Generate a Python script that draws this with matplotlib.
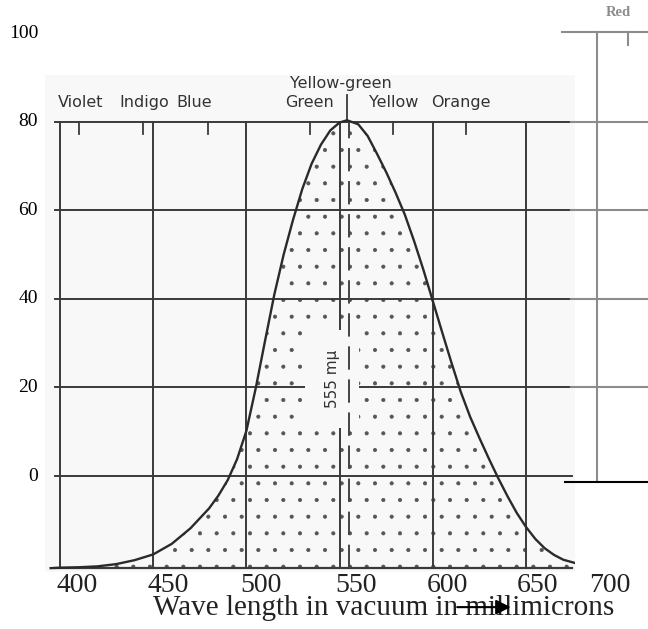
import numpy as np
import matplotlib.pyplot as plt
from matplotlib.transforms import blended_transform_factory

plt.rcParams['hatch.linewidth'] = 0.5

# relative luminosity curve (y in the overlay units)
wavelength = [395, 400, 410, 420, 430, 440, 450, 460, 470, 480, 485, 490, 495,
              500, 505, 510, 515, 520, 525, 530, 535, 540, 545, 550, 554, 560,
              565, 570, 575, 580, 585, 590, 595, 600, 605, 610, 615, 620, 625,
              630, 635, 640, 645, 650, 655, 660, 665, 670, 676]
sensitivity = [-20.8, -20.7, -20.6, -20.4, -19.9, -19.0, -17.7, -15.3, -11.8,
               -7.3, -4.4, -0.9, 3.8, 10.2, 19.8, 30.5, 41.0, 50.0, 57.8, 64.8,
               70.5, 74.8, 78.0, 79.8, 80.3, 79.4, 76.8, 72.8, 68.6, 64.0, 59.0,
               53.0, 46.5, 39.5, 32.5, 25.6, 19.0, 13.4, 8.6, 4.0, -0.4, -4.5,
               -8.3, -11.5, -14.2, -16.3, -17.8, -18.9, -19.6]
baseline = -20.8
peak_nm = 555

grid_x = [400, 450, 500, 550, 600, 650]
grid_y = [0, 20, 40, 60, 80]
y_ticks = [0, 20, 40, 60, 80, 100]
x_tick_labels = ['400', '450', '500', '550', '600', '650', '700']
x_label_pos = [409, 458, 508, 559, 608, 656, 695]

bands = ['Violet', 'Indigo', 'Blue', 'Green', 'Yellow', 'Orange']
band_label_x = [411, 445, 472, 534, 579, 615]
band_tick_x = [410, 444.5, 479.5, 534, 578.5, 618]

# overlay lines on the right
overlay_y = [80, 60, 40, 20]
overlay_top = 100.2
overlay_zero = -1.35
overlay_x = 688.1
red_tick_x = 704.7

fig = plt.figure(figsize=(6.48, 6.29), dpi=100)
ax = fig.add_axes([45 / 648, 57 / 629, 530 / 648, 497 / 629])
ax.set_xlim(391.95, 676.3)
ax.set_ylim(-21.67, 90.52)
ax.set_facecolor('#f8f8f8')
ax.set_xticks([])
ax.set_yticks([])
for s in ax.spines.values():
    s.set_visible(False)

scan = '#3a3a3a'
grey = '#8c8c8c'

# scan grid
for v in grid_y:
    ax.plot([397.3, 674.7], [v, v], color=scan, lw=1.4, zorder=2)
ax.plot([397.3, 674.7], [baseline, baseline], color=scan, lw=1.6, zorder=2)
for v in grid_x:
    ax.plot([v, v], [baseline, 80], color=scan, lw=1.4, zorder=2)

# curve with stipple
ax.fill_between(wavelength, baseline, sensitivity, facecolor='none',
                edgecolor='#555555', hatch='.', lw=0, zorder=1)
ax.plot(wavelength, sensitivity, color='#2a2a2a', lw=1.7, zorder=4)

# 555 marker
ax.text(546, 21.9, '555 m\u03bc', rotation=90, ha='center', va='center',
        fontsize=11, color='#333333', zorder=3,
        bbox=dict(boxstyle='square,pad=1.3', fc='#f8f8f8', ec='none'))
ax.plot([peak_nm, peak_nm], [baseline, 80], color='#444444', lw=1.4,
        dashes=(12, 5), zorder=5)

# colour band ticks / labels
for x in band_tick_x:
    ax.plot([x, x], [80, 77.1], color=scan, lw=1.3, zorder=2)
for name, x in zip(bands, band_label_x):
    ax.text(x, 84.2, name, ha='center', va='center', fontsize=11.5,
            color='#333333')
ax.text(550.7, 88.7, 'Yellow-green', ha='center', va='center', fontsize=11.5,
        color='#333333')
ax.plot([554, 554], [80, 86], color=scan, lw=1.3, clip_on=False)

# grey overlay on the right
for v in overlay_y:
    ax.plot([674, 716], [v, v], color=grey, lw=1.5, clip_on=False)
ax.plot([669.3, 716], [overlay_top, overlay_top], color=grey, lw=1.5,
        clip_on=False)
ax.plot([overlay_x, overlay_x], [overlay_zero, overlay_top], color=grey,
        lw=1.5, clip_on=False)
ax.plot([red_tick_x, red_tick_x], [overlay_top, 97.3], color=grey, lw=1.5,
        clip_on=False)
ax.plot([671, 716], [overlay_zero, overlay_zero], color='black', lw=1.5,
        clip_on=False)
ax.text(699.4, 104.7, 'Red', ha='center', va='center', fontsize=10.5,
        fontweight='bold', family='Liberation Serif', color=grey)

# axis labels
ty = blended_transform_factory(ax.transAxes, ax.transData)
for v in y_ticks:
    ax.text(-0.013, v, str(v), transform=ty, ha='right', va='center',
            fontsize=14, family='Liberation Serif', color='black')

tx = blended_transform_factory(ax.transData, ax.transAxes)
for lab, x in zip(x_tick_labels, x_label_pos):
    ax.text(x, -0.028, lab, transform=tx, ha='center', va='center',
            fontsize=20, family='Liberation Serif', color='#222222')

ax.text(0.638, -0.072, 'Wave length in vacuum in millimicrons',
        transform=ax.transAxes, ha='center', va='center', fontsize=21,
        family='Liberation Serif', color='#222222')
ax.annotate('', xy=(643.3, -29.6), xytext=(611.6, -29.6),
            arrowprops=dict(arrowstyle='-|>', color='black', lw=1.5,
                            mutation_scale=22),
            annotation_clip=False)

fig.savefig('out.png', dpi=100)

### [THE PROBLEM]
Please transcribe the material above exactly as written. Leave the pictures out.

### [COMPLETED TASK]
Generate a Python script that draws this with matplotlib.
import numpy as np
import matplotlib.pyplot as plt
from matplotlib.transforms import blended_transform_factory

plt.rcParams['hatch.linewidth'] = 0.5

# relative luminosity curve (y in the overlay units)
wavelength = [395, 400, 410, 420, 430, 440, 450, 460, 470, 480, 485, 490, 495,
              500, 505, 510, 515, 520, 525, 530, 535, 540, 545, 550, 554, 560,
              565, 570, 575, 580, 585, 590, 595, 600, 605, 610, 615, 620, 625,
              630, 635, 640, 645, 650, 655, 660, 665, 670, 676]
sensitivity = [-20.8, -20.7, -20.6, -20.4, -19.9, -19.0, -17.7, -15.3, -11.8,
               -7.3, -4.4, -0.9, 3.8, 10.2, 19.8, 30.5, 41.0, 50.0, 57.8, 64.8,
               70.5, 74.8, 78.0, 79.8, 80.3, 79.4, 76.8, 72.8, 68.6, 64.0, 59.0,
               53.0, 46.5, 39.5, 32.5, 25.6, 19.0, 13.4, 8.6, 4.0, -0.4, -4.5,
               -8.3, -11.5, -14.2, -16.3, -17.8, -18.9, -19.6]
baseline = -20.8
peak_nm = 555

grid_x = [400, 450, 500, 550, 600, 650]
grid_y = [0, 20, 40, 60, 80]
y_ticks = [0, 20, 40, 60, 80, 100]
x_tick_labels = ['400', '450', '500', '550', '600', '650', '700']
x_label_pos = [409, 458, 508, 559, 608, 656, 695]

bands = ['Violet', 'Indigo', 'Blue', 'Green', 'Yellow', 'Orange']
band_label_x = [411, 445, 472, 534, 579, 615]
band_tick_x = [410, 444.5, 479.5, 534, 578.5, 618]

# overlay lines on the right
overlay_y = [80, 60, 40, 20]
overlay_top = 100.2
overlay_zero = -1.35
overlay_x = 688.1
red_tick_x = 704.7

fig = plt.figure(figsize=(6.48, 6.29), dpi=100)
ax = fig.add_axes([45 / 648, 57 / 629, 530 / 648, 497 / 629])
ax.set_xlim(391.95, 676.3)
ax.set_ylim(-21.67, 90.52)
ax.set_facecolor('#f8f8f8')
ax.set_xticks([])
ax.set_yticks([])
for s in ax.spines.values():
    s.set_visible(False)

scan = '#3a3a3a'
grey = '#8c8c8c'

# scan grid
for v in grid_y:
    ax.plot([397.3, 674.7], [v, v], color=scan, lw=1.4, zorder=2)
ax.plot([397.3, 674.7], [baseline, baseline], color=scan, lw=1.6, zorder=2)
for v in grid_x:
    ax.plot([v, v], [baseline, 80], color=scan, lw=1.4, zorder=2)

# curve with stipple
ax.fill_between(wavelength, baseline, sensitivity, facecolor='none',
                edgecolor='#555555', hatch='.', lw=0, zorder=1)
ax.plot(wavelength, sensitivity, color='#2a2a2a', lw=1.7, zorder=4)

# 555 marker
ax.text(546, 21.9, '555 m\u03bc', rotation=90, ha='center', va='center',
        fontsize=11, color='#333333', zorder=3,
        bbox=dict(boxstyle='square,pad=1.3', fc='#f8f8f8', ec='none'))
ax.plot([peak_nm, peak_nm], [baseline, 80], color='#444444', lw=1.4,
        dashes=(12, 5), zorder=5)

# colour band ticks / labels
for x in band_tick_x:
    ax.plot([x, x], [80, 77.1], color=scan, lw=1.3, zorder=2)
for name, x in zip(bands, band_label_x):
    ax.text(x, 84.2, name, ha='center', va='center', fontsize=11.5,
            color='#333333')
ax.text(550.7, 88.7, 'Yellow-green', ha='center', va='center', fontsize=11.5,
        color='#333333')
ax.plot([554, 554], [80, 86], color=scan, lw=1.3, clip_on=False)

# grey overlay on the right
for v in overlay_y:
    ax.plot([674, 716], [v, v], color=grey, lw=1.5, clip_on=False)
ax.plot([669.3, 716], [overlay_top, overlay_top], color=grey, lw=1.5,
        clip_on=False)
ax.plot([overlay_x, overlay_x], [overlay_zero, overlay_top], color=grey,
        lw=1.5, clip_on=False)
ax.plot([red_tick_x, red_tick_x], [overlay_top, 97.3], color=grey, lw=1.5,
        clip_on=False)
ax.plot([671, 716], [overlay_zero, overlay_zero], color='black', lw=1.5,
        clip_on=False)
ax.text(699.4, 104.7, 'Red', ha='center', va='center', fontsize=10.5,
        fontweight='bold', family='Liberation Serif', color=grey)

# axis labels
ty = blended_transform_factory(ax.transAxes, ax.transData)
for v in y_ticks:
    ax.text(-0.013, v, str(v), transform=ty, ha='right', va='center',
            fontsize=14, family='Liberation Serif', color='black')

tx = blended_transform_factory(ax.transData, ax.transAxes)
for lab, x in zip(x_tick_labels, x_label_pos):
    ax.text(x, -0.028, lab, transform=tx, ha='center', va='center',
            fontsize=20, family='Liberation Serif', color='#222222')

ax.text(0.638, -0.072, 'Wave length in vacuum in millimicrons',
        transform=ax.transAxes, ha='center', va='center', fontsize=21,
        family='Liberation Serif', color='#222222')
ax.annotate('', xy=(643.3, -29.6), xytext=(611.6, -29.6),
            arrowprops=dict(arrowstyle='-|>', color='black', lw=1.5,
                            mutation_scale=22),
            annotation_clip=False)

fig.savefig('out.png', dpi=100)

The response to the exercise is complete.